Privatization of ‘Melodiya’ for a Mere Five Million US Dollars ‘a Blow to Russian Culture’


Paul Goble

            Staunton, February 29 – In an action that recalls the worst cases of insider dealing and privatization in the 1990s, a small company that has dealt mostly in elevator music in the past has been allowed to buy the Soviet-Russian music giant Melodiya studio, its archives and all its assets for the absurdly low price of five million US dollars.

            Formax almost certainly will value strip the company, selling off its assets for tens if not hundreds of millions of dollars and thus destroy one of the most important collections of recordings of Soviet and Russian musicians. As such, music historian Andrey Koryakovtsev says, it is “a blow to Russian culture.”

            “To assess the value of Melodiya in money is impossible,” the historian continues; it does not have a market price; and it is the property of society,” not of officials at the culture ministry or the Russian property administration.  But the way the sale was conducted – at an auction with only two bidders present, one of which deferred to the other – shows officials think otherwise. 

            Ruslan Gorevoy, a Versiya commentator, who cites Koryakovtsev’s observations, points out that last year, Melodiya marked its 55th anniversary.
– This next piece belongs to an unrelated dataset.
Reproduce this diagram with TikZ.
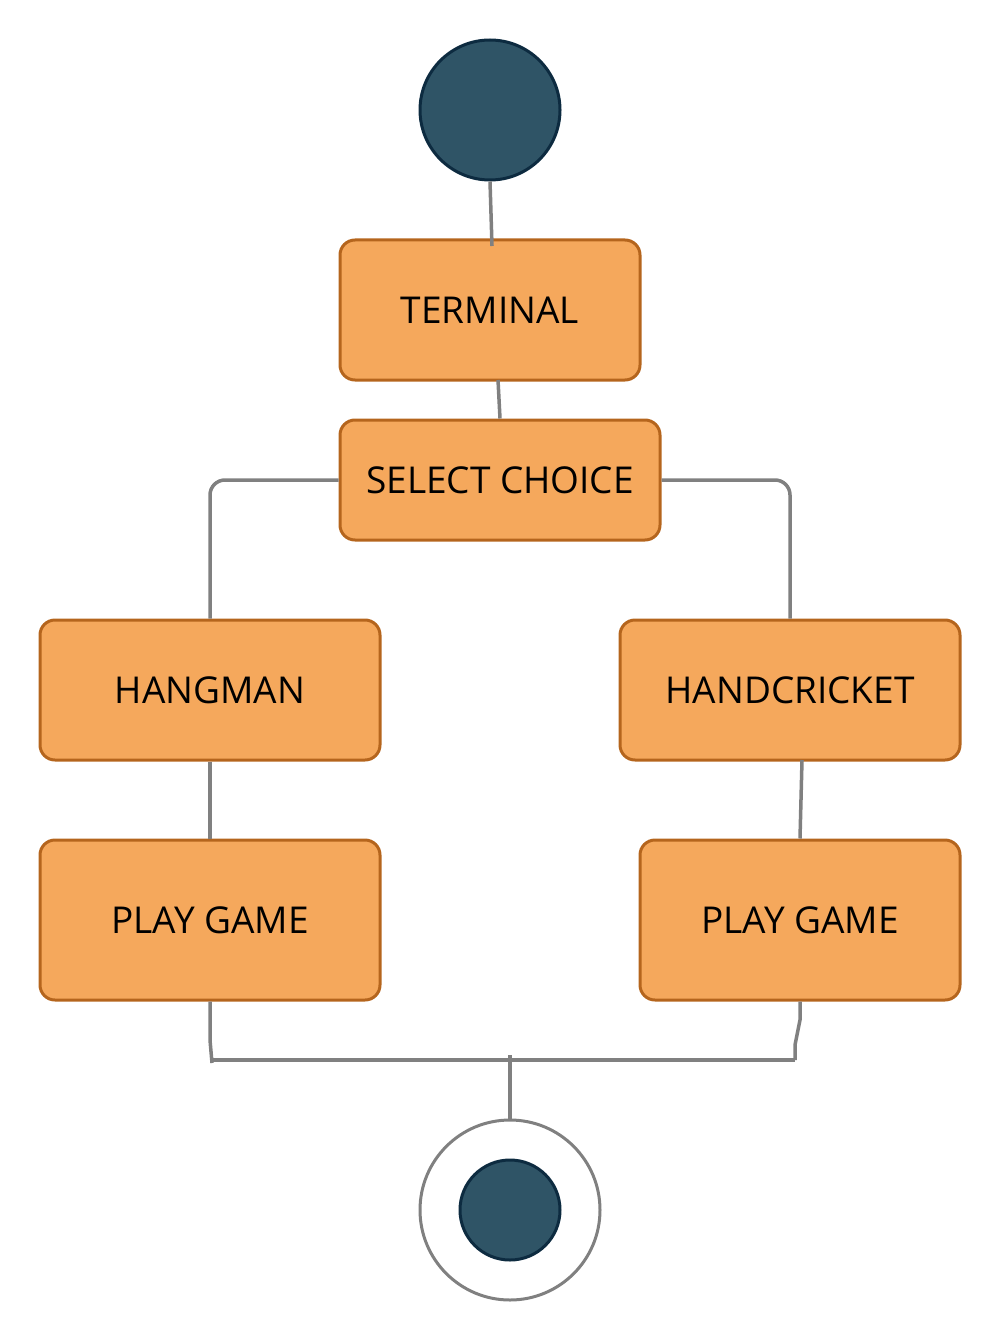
\documentclass[tikz,border=0pt]{standalone}
\usepackage{fontspec}
\setmainfont{Open Sans}
\begin{document}
\begin{tikzpicture}[x=1pt,y=-1pt,
  box/.style={draw=boxline,fill=boxfill,line width=3pt,rounded corners=15pt,inner sep=0pt,font=\fontsize{37}{44}\selectfont,text=black},
  conn/.style={draw=connc,line width=3.5pt},
  dot/.style={circle,draw=dotline,fill=dotfill,line width=3pt,inner sep=0pt}]
\definecolor{boxfill}{HTML}{F5A85C}
\definecolor{boxline}{HTML}{B5651D}
\definecolor{connc}{HTML}{808080}
\definecolor{dotfill}{HTML}{2F5466}
\definecolor{dotline}{HTML}{0D2B40}
\useasboundingbox (0,0) rectangle (1000,1340);
\node[dot,minimum size=140pt] (start) at (490,110) {};
\node[box,minimum width=300pt,minimum height=140pt] (term) at (490,310) {TERMINAL};
\node[box,minimum width=320pt,minimum height=120pt] (sel) at (500,480) {SELECT CHOICE};
\node[box,minimum width=340pt,minimum height=140pt] (hang) at (210,690) {HANGMAN};
\node[box,minimum width=340pt,minimum height=140pt] (hand) at (790,690) {HANDCRICKET};
\node[box,minimum width=340pt,minimum height=160pt] (pg1) at (210,920) {PLAY GAME};
\node[box,minimum width=320pt,minimum height=160pt] (pg2) at (800,920) {PLAY GAME};
\node[circle,draw=connc,fill=white,line width=3pt,minimum size=180pt,inner sep=0pt] (endo) at (510,1210) {};
\node[dot,minimum size=100pt] (endi) at (510,1210) {};
\coordinate (jl) at (212,1063);
\coordinate (jr) at (795,1060);
\coordinate (jc) at (510,1055);
\draw[conn] (start.south) -- (492,246);
\draw[conn] (498,380) -- (sel.north);
\draw[conn,rounded corners=15pt] (sel.west) -- (210,480) -- (hang.north);
\draw[conn,rounded corners=15pt] (sel.east) -- (790,480) -- (hand.north);
\draw[conn] (hang.south) -- (pg1.north);
\draw[conn] (802,760) -- (pg2.north);
\draw[conn] (pg1.south) -- (210,1040) -- (jl);
\draw[conn] (212,1060) -- (jr);
\draw[conn] (pg2.south) -- (800,1020) -- (795,1045) -- (jr);
\draw[conn] (jc) -- (endo.north);
\end{tikzpicture}
\end{document}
During Soviet times, the recording monopolist created a unique archive.” Even small parts of it are worth millions (versia.ru/rosimushhestvo-prodalo-za-bescenok-nacionalnoe-dostoyanie-rossii).

            Why then was Formax able to purchase everything for only five million? And why did the second “bidder,” Soyuz, defer to it?  The answers he says arise from the fact that people in the culture ministry viewed the sale as a way for them to make money not only now but in the future. They arranged things because Formax alone was ready to play.

            That company, Vedomosti reports (vedomosti.ru/media/articles/2020/02/20/823569-gosudarstvo-melodiya), did not have the five milliion and so had to borrow to pay it. Obviously, those who expected to profit did not want the price to be so high that it would have had to borrow even more, despite the fact that they expect to make far more back. 

            Gorevoy details the background of Formax as well as the criminal charges that have been brought against the company and its owners in order to suggest that the priceless recordings of some of Russia’s greatest musicians that were made by Melodiya may now be lost to the highest foreign bidder.

            But those involved in this murky business, he suggests, don’t care about culture; they only care about cash.